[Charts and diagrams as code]
--- --- ---

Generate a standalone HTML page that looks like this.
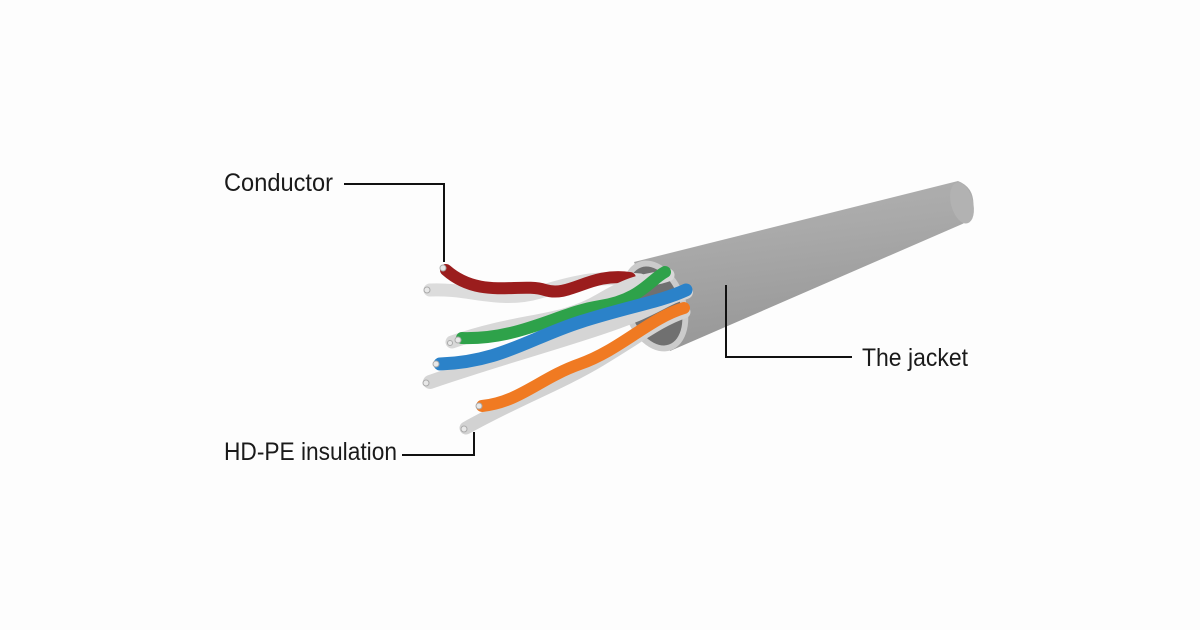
<!DOCTYPE html>
<html><head><meta charset="utf-8"><style>html,body{margin:0;padding:0;background:#fdfdfd}svg{display:block}</style></head><body>
<svg width="1200" height="630" viewBox="0 0 1200 630" xmlns="http://www.w3.org/2000/svg">
<defs>
<linearGradient id="jk" x1="0" y1="0" x2="0.25" y2="1">
<stop offset="0" stop-color="#b3b3b3"/><stop offset="0.4" stop-color="#a9a9a9"/><stop offset="1" stop-color="#979797"/>
</linearGradient>
</defs>
<rect width="1200" height="630" fill="#fdfdfd"/>
<!-- jacket -->
<path d="M634,262 L958,181 Q976,188 973,210 Q969,222 960,225 L670,351 Z" fill="url(#jk)"/>
<ellipse cx="962" cy="203" rx="11" ry="21" transform="rotate(-15 962 203)" fill="#b2b2b2"/>
<ellipse cx="655" cy="306" rx="31" ry="47" transform="rotate(-20 655 306)" fill="#cbcbcb"/>
<ellipse cx="655" cy="306" rx="25" ry="41" transform="rotate(-20 655 306)" fill="#707070"/>
<!-- wires -->
<g fill="none" stroke-linecap="round">
<path d="M430,290 C470,288 500,304 540,292 S600,276 640,280" stroke="#dcdcdc" stroke-width="13"/>
<path d="M446,270 C480,300 520,282 545,290 S590,272 630,278" stroke="#9b1d1d" stroke-width="12"/>
<path d="M452,342 C520,318 560,324 600,300 S650,282 668,275" stroke="#d8d8d8" stroke-width="13"/>
<path d="M462,338 C520,340 560,312 600,306 S650,280 665,272" stroke="#2ea24a" stroke-width="12"/>
<path d="M430,382 C500,358 540,348 600,328 S660,300 686,292" stroke="#d5d5d5" stroke-width="14"/>
<path d="M440,364 C500,362 530,338 580,322 S660,302 686,290" stroke="#2b82c9" stroke-width="13"/>
<path d="M466,428 C520,398 560,384 600,360 S660,320 684,312" stroke="#d2d2d2" stroke-width="13"/>
<path d="M482,406 C520,402 540,378 580,364 S650,318 684,308" stroke="#f07a22" stroke-width="12"/>
</g>
<g fill="#e8e8e8" stroke="#aaa" stroke-width="1">
<circle cx="443" cy="268" r="3"/><circle cx="427" cy="290" r="3"/><circle cx="458" cy="340" r="3"/><circle cx="450" cy="343" r="2.5"/>
<circle cx="436" cy="364" r="3"/><circle cx="426" cy="383" r="3"/><circle cx="479" cy="406" r="3"/><circle cx="464" cy="429" r="3"/>
</g>
<g fill="none" stroke="#111" stroke-width="2">
<polyline points="344,184 444,184 444,262"/>
<polyline points="402,455 474,455 474,432"/>
<polyline points="726,285 726,357 852,357"/>
</g>
<g font-family="'Liberation Sans',sans-serif" font-size="25" fill="#1a1a1a">
<text x="224" y="191" textLength="109" lengthAdjust="spacingAndGlyphs">Conductor</text>
<text x="224" y="460" textLength="173" lengthAdjust="spacingAndGlyphs">HD-PE insulation</text>
<text x="862" y="366" textLength="106" lengthAdjust="spacingAndGlyphs">The jacket</text>
</g>
</svg>
</body></html>
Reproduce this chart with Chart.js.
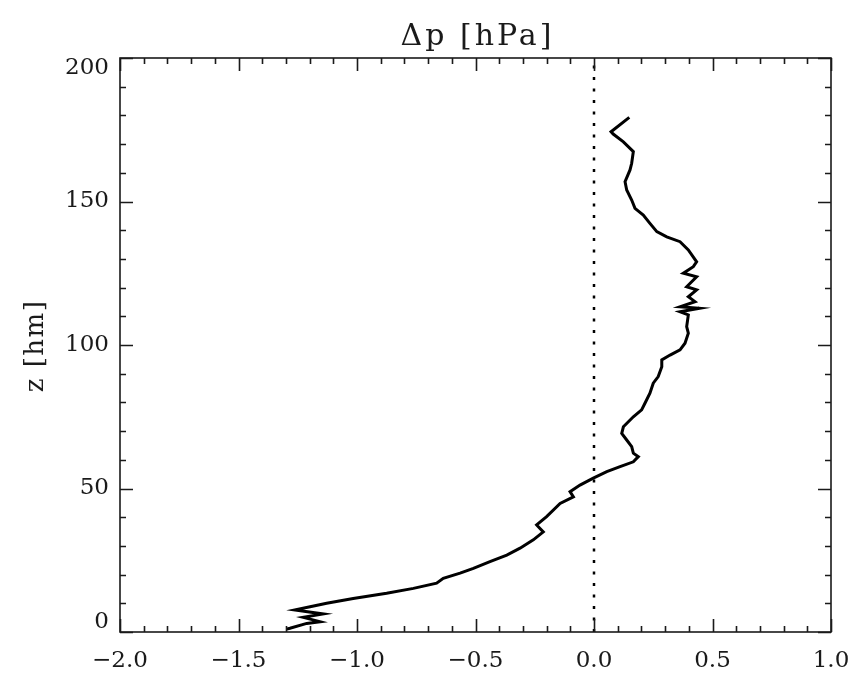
<!DOCTYPE html>
<html>
<head>
<meta charset="utf-8">
<script src="https://cdn.jsdelivr.net/npm/chart.js@4"></script>
<style>
  html, body { margin: 0; padding: 0; background: #fff; }
  #wrap { width: 859px; height: 684px; }
</style>
</head>
<body>
<div id="wrap"><canvas id="profileChart" width="859" height="684"></canvas></div>
<script>
// profile, top of the sounding first
const dp = [0.149, 0.072, 0.081, 0.124, 0.166, 0.159, 0.152, 0.131, 0.138, 0.159,
    0.173, 0.208, 0.236, 0.265, 0.307, 0.363, 0.398, 0.433, 0.419, 0.377,
    0.433, 0.391, 0.433, 0.398, 0.426, 0.363, 0.444, 0.363, 0.398, 0.391,
    0.398, 0.384, 0.363, 0.321, 0.286, 0.286, 0.271, 0.250, 0.236, 0.215,
    0.201, 0.166, 0.124, 0.117, 0.138, 0.159, 0.166, 0.187, 0.166, 0.110,
    0.054, -0.003, -0.059, -0.101, -0.087, -0.143, -0.200, -0.242, -0.214, -0.256,
    -0.312, -0.368, -0.439, -0.509, -0.565, -0.636, -0.664, -0.762, -0.875, -1.016,
    -1.128, -1.198, -1.262, -1.142, -1.227, -1.156, -1.212, -1.283, -1.297];
const z = [179.3, 174.3, 173.5, 170.8, 167.4, 163.3, 161.0, 156.9, 154.0, 150.5,
    147.6, 145.3, 142.4, 139.5, 137.7, 136.0, 133.1, 129.0, 127.3, 125.0,
    123.8, 120.3, 119.2, 116.8, 115.1, 113.3, 112.8, 111.6, 110.5, 106.4,
    104.1, 100.6, 98.3, 96.5, 94.8, 92.4, 89.0, 86.7, 83.2, 79.7,
    77.4, 75.0, 71.5, 69.2, 66.9, 64.6, 62.3, 61.1, 59.3, 57.6,
    55.9, 53.6, 51.2, 48.9, 47.1, 44.8, 40.2, 37.3, 34.9, 32.1,
    29.2, 26.8, 24.5, 22.2, 20.5, 18.7, 17.0, 15.2, 13.5, 11.7,
    10.0, 8.8, 7.7, 6.3, 5.1, 3.6, 3.0, 1.3, 1.0];

const xTicks = [-2.0, -1.5, -1.0, -0.5, 0.0, 0.5, 1.0];
const xTickLabels = ['\u22122.0', '\u22121.5', '\u22121.0', '\u22120.5', '0.0', '0.5', '1.0'];
const yTicks = [0, 50, 100, 150, 200];
const yTickLabels = ['0', '50', '100', '150', '200'];
const xMinorStep = 0.1;
const yMinorStep = 10;

const titleText = '\u0394p [hPa]';
const yTitleText = 'z [hm]';

const FONT = '23px "DejaVu Serif"';
const INK = '#1a1a1a';

// IDL style box: frame, inward ticks on all four sides, labels
const idlAxes = {
    id: 'idlAxes',
    afterDraw(chart) {
        const { ctx, chartArea: a, scales } = chart;
        const xs = scales.x, ys = scales.y;
        ctx.save();
        ctx.strokeStyle = INK;
        ctx.lineWidth = 1.6;
        ctx.strokeRect(a.left, a.top, a.right - a.left, a.bottom - a.top);

        ctx.beginPath();
        // x ticks
        for (let v = xs.min; v <= xs.max + 1e-9; v += xMinorStep) {
            const px = Math.round(xs.getPixelForValue(v)) + 0.5;
            const major = xTicks.some(t => Math.abs(t - v) < 1e-6);
            const len = major ? 13 : 6;
            ctx.moveTo(px, a.bottom); ctx.lineTo(px, a.bottom - len);
            ctx.moveTo(px, a.top); ctx.lineTo(px, a.top + len);
        }
        // y ticks
        for (let v = ys.min; v <= ys.max + 1e-9; v += yMinorStep) {
            const py = Math.round(ys.getPixelForValue(v)) + 0.5;
            const major = yTicks.some(t => Math.abs(t - v) < 1e-6);
            const len = major ? 13 : 6;
            ctx.moveTo(a.left, py); ctx.lineTo(a.left + len, py);
            ctx.moveTo(a.right, py); ctx.lineTo(a.right - len, py);
        }
        ctx.stroke();

        ctx.fillStyle = INK;
        ctx.font = FONT;
        ctx.textAlign = 'center';
        ctx.textBaseline = 'middle';
        xTicks.forEach((t, i) => {
            ctx.fillText(xTickLabels[i], xs.getPixelForValue(t), a.bottom + 29);
        });
        ctx.textAlign = 'right';
        yTicks.forEach((t, i) => {
            let py = ys.getPixelForValue(t);
            py = Math.min(Math.max(py, a.top + 10), a.bottom - 10);
            ctx.fillText(yTickLabels[i], a.left - 11, py);
        });

        // titles slightly wider spaced, like the vector font of the original
        ctx.textAlign = 'center';
        ctx.font = '30px "DejaVu Serif"';
        ctx.letterSpacing = '3px';
        ctx.fillText(titleText, (a.left + a.right) / 2 + 2, a.top - 21);

        ctx.font = '26px "DejaVu Serif"';
        ctx.letterSpacing = '1.5px';
        ctx.translate(36, (a.top + a.bottom) / 2 + 1);
        ctx.rotate(-Math.PI / 2);
        ctx.fillText(yTitleText, 0, 0);
        ctx.restore();
    }
};

new Chart(document.getElementById('profileChart'), {
    type: 'scatter',
    data: {
        datasets: [
            {
                data: dp.map((v, i) => ({ x: v, y: z[i] })),
                showLine: true,
                borderColor: '#000',
                borderWidth: 3,
                pointRadius: 0,
                tension: 0
            },
            {
                data: [{ x: 0, y: 0 }, { x: 0, y: 200 }],
                showLine: true,
                borderColor: '#000',
                borderWidth: 2.5,
                borderDash: [3, 8.5],
                pointRadius: 0
            }
        ]
    },
    options: {
        responsive: false,
        animation: false,
        layout: { padding: { left: 120, top: 58, right: 28, bottom: 52 } },
        plugins: { legend: { display: false }, tooltip: { enabled: false } },
        scales: {
            x: { type: 'linear', min: -2, max: 1, display: false },
            y: { type: 'linear', min: 0, max: 200, display: false }
        }
    },
    plugins: [idlAxes]
});
</script>
</body>
</html>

--- --- ---

Determine how many of the lines above hold the word "this", and output that number by itself.

• _COMPLETED TASK_
2